Physics of coal liquid slurry atomization. Final report to Department of Energy - PETC

摘要

The stability of turbulent columns of liquid injected into a quiescent environment was studied. Laser Doppler Anemometry measurements of the flow patterns and turbulence characteristics in free liquid jets were made. Turbulence decay along Newtonian jets was investigated along with the effects of turbulence on the resulting droplet size distributions after breakup. The rate of decay of turbulence properties along the jet were investigated. Disintegration of liquid jets injected into a high-velocity gas stream has also been studied. Newtonian and non-Newtonian liquids were studied with particular emphasis on the non-Newtonian rheological characteristics.

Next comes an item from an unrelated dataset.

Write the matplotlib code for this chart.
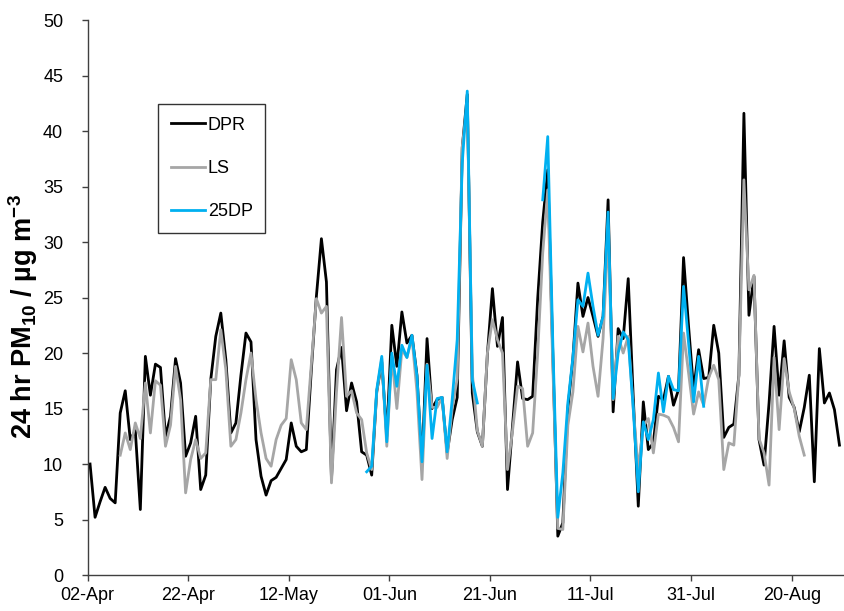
# PM10 time series: DPR / LS / 25DP
import numpy as np
import matplotlib
matplotlib.use("Agg")
import matplotlib.pyplot as plt

plt.rcParams["font.family"] = ["Liberation Sans", "DejaVu Sans"]
plt.rcParams["mathtext.fontset"] = "custom"
plt.rcParams["mathtext.rm"] = "Liberation Sans"
plt.rcParams["mathtext.bf"] = "Liberation Sans:bold"
tick_size = 13

# 数据 (日均值, 从 02-Apr 起每天一个)
dpr = [10.0, 5.2, 6.6, 7.9, 6.9, 6.5, 14.6, 16.6, 12.2, 13.0,
       5.9, 19.7, 16.2, 19.0, 18.7, 12.5, 14.3, 19.5, 17.3, 10.7,
       11.9, 14.3, 7.7, 9.0, 17.6, 21.5, 23.6, 19.4, 12.8, 13.7,
       18.0, 21.8, 21.0, 12.2, 8.9, 7.2, 8.5, 8.8, 9.6, 10.4,
       13.7, 11.6, 11.1, 11.3, 18.5, 25.1, 30.3, 26.4, 8.6, 18.5,
       20.5, 14.8, 17.3, 15.6, 11.1, 10.8, 9.0, 16.5, 19.2, 12.5,
       22.5, 18.8, 23.7, 20.9, 21.6, 18.0, 10.0, 21.3, 15.0, 15.8,
       16.0, 11.0, 14.0, 16.0, 38.5, 43.3, 16.4, 12.9, 11.6, 19.9,
       25.8, 20.6, 23.2, 7.7, 13.4, 19.2, 15.9, 15.8, 16.1, 24.9,
       31.8, 36.5, 20.0, 3.5, 4.7, 15.0, 19.5, 26.3, 23.3, 25.0,
       23.3, 21.5, 23.3, 33.8, 14.7, 22.2, 21.3, 26.7, 16.0, 6.2,
       15.6, 11.3, 11.9, 16.1, 15.8, 17.9, 15.3, 16.7, 28.6, 22.4,
       16.7, 20.3, 17.7, 17.8, 22.5, 20.0, 12.4, 13.3, 13.6, 18.0,
       41.6, 23.4, 26.9, 12.2, 9.9, 15.5, 22.4, 16.2, 21.1, 16.0,
       15.1, 12.9, 15.1, 18.0, 8.4, 20.4, 15.5, 16.4, 14.9, 11.7]

ls_start = 6
ls = [10.8, 12.8, 11.3, 13.7, 12.3, 17.3, 12.8, 17.5, 17.1, 11.6,
      13.5, 18.8, 15.8, 7.4, 10.4, 12.2, 10.5, 11.0, 17.6, 17.6,
      22.1, 18.5, 11.6, 12.2, 14.6, 17.6, 20.0, 15.8, 12.8, 10.5,
      9.8, 12.2, 13.5, 14.1, 19.4, 17.6, 13.7, 13.1, 19.0, 24.9,
      23.6, 24.2, 8.3, 16.5, 23.2, 16.1, 16.6, 14.6, 14.0, 11.0,
      9.5, 16.5, 19.5, 11.6, 19.7, 15.0, 20.3, 19.6, 21.4, 16.5,
      8.6, 19.0, 15.1, 15.1, 16.0, 10.5, 15.0, 17.7, 38.6, 42.5,
      18.2, 13.0, 11.6, 20.0, 23.0, 21.2, 20.0, 9.5, 13.0, 17.0,
      16.8, 11.6, 12.8, 20.0, 29.0, 34.7, 19.0, 4.2, 4.1, 13.5,
      16.5, 22.4, 20.1, 22.7, 18.8, 16.1, 21.3, 31.0, 15.8, 21.5,
      20.0, 21.5, 15.0, 9.5, 13.4, 14.1, 11.0, 14.5, 14.4, 14.2,
      13.3, 12.0, 21.8, 18.2, 14.5, 16.5, 15.3, 17.8, 18.9, 17.6,
      9.5, 11.9, 11.7, 18.0, 35.6, 25.7, 27.0, 12.3, 11.0, 8.1,
      19.6, 13.1, 19.5, 16.5, 15.0, 12.5, 10.8]

dp25_start = 55
dp25 = [9.3, 9.8, 16.7, 19.7, 12.0, 20.0, 17.0, 20.7, 19.6, 21.6,
        17.9, 10.2, 18.9, 12.3, 15.9, 16.0, 11.1, 15.8, 21.2, 37.1,
        43.6, 17.6, 15.5,
        None, None, None, None, None, None, None, None, None, None, None, None,
        33.8, 39.5, 21.0, 5.2, 9.2, 15.5, 19.6, 24.8, 24.2, 27.2,
        24.2, 21.6, 23.3, 32.7, 15.9, 20.0, 21.9, 21.2, 15.0, 7.5,
        13.8, 12.2, 14.0, 18.2, 14.7, 17.9, 16.7, 16.6, 26.0, 20.9,
        15.6, 19.7, 15.2]

tick_days = [0, 20, 40, 60, 80, 100, 120, 140]
tick_labels = ["02-Apr", "22-Apr", "12-May", "01-Jun", "21-Jun",
               "11-Jul", "31-Jul", "20-Aug"]

# 每天的点画在当天格子中间
x_dpr = np.arange(len(dpr)) + 0.5
x_ls = np.arange(len(ls)) + ls_start + 0.5
x_25 = np.arange(len(dp25)) + dp25_start + 0.5
y_25 = np.array(dp25, dtype=float)

fig = plt.figure(figsize=(8.44, 6.11), dpi=100)
ax = fig.add_axes([0.1037, 0.0589, 0.8963, 0.9083])

ax.plot(x_dpr, dpr, color="black", lw=2.0, label="DPR")
ax.plot(x_ls, ls, color="#A6A6A6", lw=2.0, label="LS")
ax.plot(x_25, y_25, color="#00B0F0", lw=2.0, label="25DP")

ax.set_xlim(0, 150.4)
ax.set_ylim(0, 50)
ax.set_yticks(range(0, 51, 5))
ax.set_xticks(tick_days, tick_labels)

for s in ["top", "right"]:
    ax.spines[s].set_visible(False)
for s in ["left", "bottom"]:
    ax.spines[s].set_linewidth(1.0)
    ax.spines[s].set_color("#404040")
ax.tick_params(axis="y", direction="out", length=4.5, width=1.0,
               color="#404040", pad=13, labelsize=tick_size)
ax.tick_params(axis="x", direction="out", length=4.5, width=1.0,
               color="#404040", pad=4, labelsize=tick_size)

ax.set_ylabel(r"24 hr PM$_\mathbf{10}$ / µg m$^\mathbf{-3}$",
              fontsize=19.5, fontweight="bold")
ax.yaxis.set_label_coords(-0.063, 0.465)

leg = ax.legend(loc="upper left", bbox_to_anchor=(158 / 844, 1 - 104 / 611),
                bbox_transform=fig.transFigure, fontsize=tick_size,
                frameon=True, fancybox=False, handlelength=1.9,
                handletextpad=0.15, labelspacing=1.45, borderpad=0.7,
                borderaxespad=0)
leg.get_frame().set_edgecolor("black")
leg.get_frame().set_linewidth(1.0)

plt.savefig("out.png", dpi=100)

Determination was made of the extent that the addition of high molecular weight polymer to liquids change the breakup process. Shear thinning, extension thinning and extension thickening fluids were investigated. Shear viscosities were measured over five decades of shear rates. The contraction flow technique was also used for measurement of the extensional viscosity of non-Newtonian liquids. The die-swell technique was also used to determine the first normal stress difference. The near field produced by a co-axial airblast atomizer was investigated using the phase Doppler particle analyzer. Whether or not the classical wave mechanism and empirical models reported for airblast atomization of low viscosity liquid are applicable to airblast atomization of viscous non-Newtonian liquids was determined. The theoretical basis of several models which give the best fit to the experimental data for airblast atomization of non-Newtonian liquids was also discussed. The accuracy of the wave mechanism-based models in predicting droplets sizes after breakup of viscous non-Newtonian liquids using an airblast atomizer has also been demonstrated.